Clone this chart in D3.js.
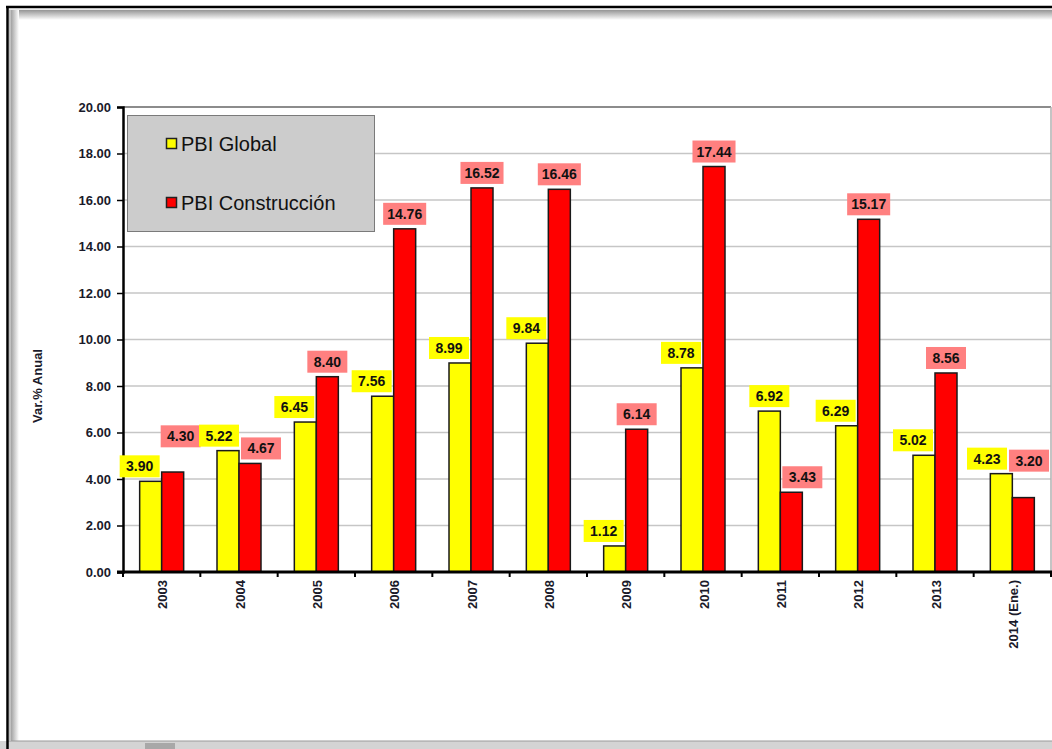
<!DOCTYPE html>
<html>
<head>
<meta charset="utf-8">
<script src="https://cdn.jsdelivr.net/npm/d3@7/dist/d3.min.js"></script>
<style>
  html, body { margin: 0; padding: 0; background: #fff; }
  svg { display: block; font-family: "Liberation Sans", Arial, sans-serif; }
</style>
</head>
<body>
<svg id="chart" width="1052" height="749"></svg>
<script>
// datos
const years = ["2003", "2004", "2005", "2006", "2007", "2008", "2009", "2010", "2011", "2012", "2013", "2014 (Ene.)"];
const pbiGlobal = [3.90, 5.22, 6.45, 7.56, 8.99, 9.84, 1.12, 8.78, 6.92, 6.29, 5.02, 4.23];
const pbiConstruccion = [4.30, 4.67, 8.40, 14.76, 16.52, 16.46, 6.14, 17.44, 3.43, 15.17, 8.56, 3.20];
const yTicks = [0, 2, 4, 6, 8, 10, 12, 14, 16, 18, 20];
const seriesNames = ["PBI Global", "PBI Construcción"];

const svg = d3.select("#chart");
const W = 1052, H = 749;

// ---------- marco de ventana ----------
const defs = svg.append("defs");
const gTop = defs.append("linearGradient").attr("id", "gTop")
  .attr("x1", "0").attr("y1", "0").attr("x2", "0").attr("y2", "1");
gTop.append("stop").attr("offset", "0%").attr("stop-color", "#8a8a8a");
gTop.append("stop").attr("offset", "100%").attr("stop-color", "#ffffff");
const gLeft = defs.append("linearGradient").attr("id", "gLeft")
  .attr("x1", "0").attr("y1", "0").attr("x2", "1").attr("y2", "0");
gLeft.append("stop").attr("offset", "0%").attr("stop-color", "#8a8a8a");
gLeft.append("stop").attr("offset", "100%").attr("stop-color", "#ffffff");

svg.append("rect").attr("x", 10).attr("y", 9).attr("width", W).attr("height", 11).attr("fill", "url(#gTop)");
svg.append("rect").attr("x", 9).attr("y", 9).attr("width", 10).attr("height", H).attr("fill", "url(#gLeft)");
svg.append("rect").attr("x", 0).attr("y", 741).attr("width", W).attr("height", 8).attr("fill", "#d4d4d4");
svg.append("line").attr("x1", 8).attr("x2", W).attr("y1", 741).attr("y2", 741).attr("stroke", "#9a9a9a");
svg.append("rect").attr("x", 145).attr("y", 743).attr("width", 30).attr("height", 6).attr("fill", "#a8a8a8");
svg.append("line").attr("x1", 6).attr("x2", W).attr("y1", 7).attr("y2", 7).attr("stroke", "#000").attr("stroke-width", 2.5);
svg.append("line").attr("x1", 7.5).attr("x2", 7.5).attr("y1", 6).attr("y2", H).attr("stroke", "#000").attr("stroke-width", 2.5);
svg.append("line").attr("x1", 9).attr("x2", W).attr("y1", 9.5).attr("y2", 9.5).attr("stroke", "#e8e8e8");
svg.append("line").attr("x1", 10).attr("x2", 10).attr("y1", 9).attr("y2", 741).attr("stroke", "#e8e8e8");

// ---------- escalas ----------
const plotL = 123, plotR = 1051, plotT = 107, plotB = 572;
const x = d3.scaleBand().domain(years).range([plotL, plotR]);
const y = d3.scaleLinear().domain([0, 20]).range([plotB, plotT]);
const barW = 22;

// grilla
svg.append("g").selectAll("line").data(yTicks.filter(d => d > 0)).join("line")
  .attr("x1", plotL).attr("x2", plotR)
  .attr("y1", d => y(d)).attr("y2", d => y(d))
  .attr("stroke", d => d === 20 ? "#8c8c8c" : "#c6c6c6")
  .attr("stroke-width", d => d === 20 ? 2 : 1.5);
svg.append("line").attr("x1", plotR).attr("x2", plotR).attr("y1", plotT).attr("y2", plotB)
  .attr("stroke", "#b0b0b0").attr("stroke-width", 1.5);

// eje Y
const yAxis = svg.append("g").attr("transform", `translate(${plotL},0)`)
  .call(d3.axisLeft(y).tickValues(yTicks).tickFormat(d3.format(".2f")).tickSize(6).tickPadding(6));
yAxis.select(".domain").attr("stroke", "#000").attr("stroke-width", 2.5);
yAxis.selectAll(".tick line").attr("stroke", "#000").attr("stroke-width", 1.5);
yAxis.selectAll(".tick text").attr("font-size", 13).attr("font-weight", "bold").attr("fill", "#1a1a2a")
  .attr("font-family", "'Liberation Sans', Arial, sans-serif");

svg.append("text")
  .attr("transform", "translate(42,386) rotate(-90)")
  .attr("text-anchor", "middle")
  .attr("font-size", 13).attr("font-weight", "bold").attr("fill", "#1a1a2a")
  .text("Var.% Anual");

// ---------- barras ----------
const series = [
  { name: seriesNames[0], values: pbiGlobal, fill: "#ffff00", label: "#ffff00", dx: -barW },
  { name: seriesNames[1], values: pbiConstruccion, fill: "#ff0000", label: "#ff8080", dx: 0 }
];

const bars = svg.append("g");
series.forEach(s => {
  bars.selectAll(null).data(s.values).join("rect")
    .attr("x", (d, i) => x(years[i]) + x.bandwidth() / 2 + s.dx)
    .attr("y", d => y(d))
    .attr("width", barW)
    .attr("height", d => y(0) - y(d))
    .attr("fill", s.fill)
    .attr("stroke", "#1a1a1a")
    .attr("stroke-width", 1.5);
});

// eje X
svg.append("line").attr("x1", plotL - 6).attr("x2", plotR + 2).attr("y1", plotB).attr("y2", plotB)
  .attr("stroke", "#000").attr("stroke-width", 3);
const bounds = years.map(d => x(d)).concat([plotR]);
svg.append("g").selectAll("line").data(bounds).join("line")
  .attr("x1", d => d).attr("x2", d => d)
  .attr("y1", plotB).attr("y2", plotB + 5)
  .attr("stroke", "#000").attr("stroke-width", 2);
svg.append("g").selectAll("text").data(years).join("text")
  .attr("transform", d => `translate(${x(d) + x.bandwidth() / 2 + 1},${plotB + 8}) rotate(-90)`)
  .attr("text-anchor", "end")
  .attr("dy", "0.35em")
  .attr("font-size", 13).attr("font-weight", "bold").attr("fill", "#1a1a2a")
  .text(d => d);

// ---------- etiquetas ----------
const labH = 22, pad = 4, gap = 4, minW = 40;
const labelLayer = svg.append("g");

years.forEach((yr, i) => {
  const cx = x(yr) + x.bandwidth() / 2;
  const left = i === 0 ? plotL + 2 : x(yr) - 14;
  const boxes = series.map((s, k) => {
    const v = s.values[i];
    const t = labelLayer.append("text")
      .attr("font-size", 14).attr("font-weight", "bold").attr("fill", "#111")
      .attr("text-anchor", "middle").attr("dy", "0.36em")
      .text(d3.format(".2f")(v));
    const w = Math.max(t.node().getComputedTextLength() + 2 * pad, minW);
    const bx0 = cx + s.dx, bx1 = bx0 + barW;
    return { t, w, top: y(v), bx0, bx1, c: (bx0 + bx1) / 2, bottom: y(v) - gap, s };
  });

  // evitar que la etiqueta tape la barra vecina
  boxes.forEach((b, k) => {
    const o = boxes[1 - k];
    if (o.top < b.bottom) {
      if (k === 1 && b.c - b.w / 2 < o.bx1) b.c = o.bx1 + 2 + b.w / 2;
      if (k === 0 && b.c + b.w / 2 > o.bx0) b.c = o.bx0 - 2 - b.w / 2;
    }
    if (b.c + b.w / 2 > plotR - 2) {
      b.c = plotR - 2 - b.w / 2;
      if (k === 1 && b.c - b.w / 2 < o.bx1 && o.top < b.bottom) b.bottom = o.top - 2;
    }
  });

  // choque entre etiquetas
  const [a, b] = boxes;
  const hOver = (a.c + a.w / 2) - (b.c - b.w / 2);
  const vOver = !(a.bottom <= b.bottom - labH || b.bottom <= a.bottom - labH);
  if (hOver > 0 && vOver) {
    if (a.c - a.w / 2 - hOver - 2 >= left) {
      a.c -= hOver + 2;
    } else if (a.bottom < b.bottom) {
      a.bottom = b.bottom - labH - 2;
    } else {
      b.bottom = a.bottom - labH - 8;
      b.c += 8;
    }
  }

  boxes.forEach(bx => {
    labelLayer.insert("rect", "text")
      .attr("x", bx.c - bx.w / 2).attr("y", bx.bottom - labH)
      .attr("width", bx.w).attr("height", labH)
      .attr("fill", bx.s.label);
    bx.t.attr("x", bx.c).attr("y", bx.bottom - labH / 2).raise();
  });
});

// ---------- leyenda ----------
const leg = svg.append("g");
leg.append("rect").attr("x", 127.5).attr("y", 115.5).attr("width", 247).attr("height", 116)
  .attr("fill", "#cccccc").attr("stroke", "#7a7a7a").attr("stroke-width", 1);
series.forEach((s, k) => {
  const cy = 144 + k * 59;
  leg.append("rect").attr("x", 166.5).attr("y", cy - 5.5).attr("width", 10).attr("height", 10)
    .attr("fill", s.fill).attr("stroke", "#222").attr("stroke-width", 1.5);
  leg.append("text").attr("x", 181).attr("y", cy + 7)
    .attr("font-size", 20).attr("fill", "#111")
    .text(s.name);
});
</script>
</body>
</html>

### What to do
Scan the material above. Extract every line in which the word "chart" occurs.

### Task answer
Clone this chart in D3.js.
<svg id="chart" width="1052" height="749"></svg>
const svg = d3.select("#chart");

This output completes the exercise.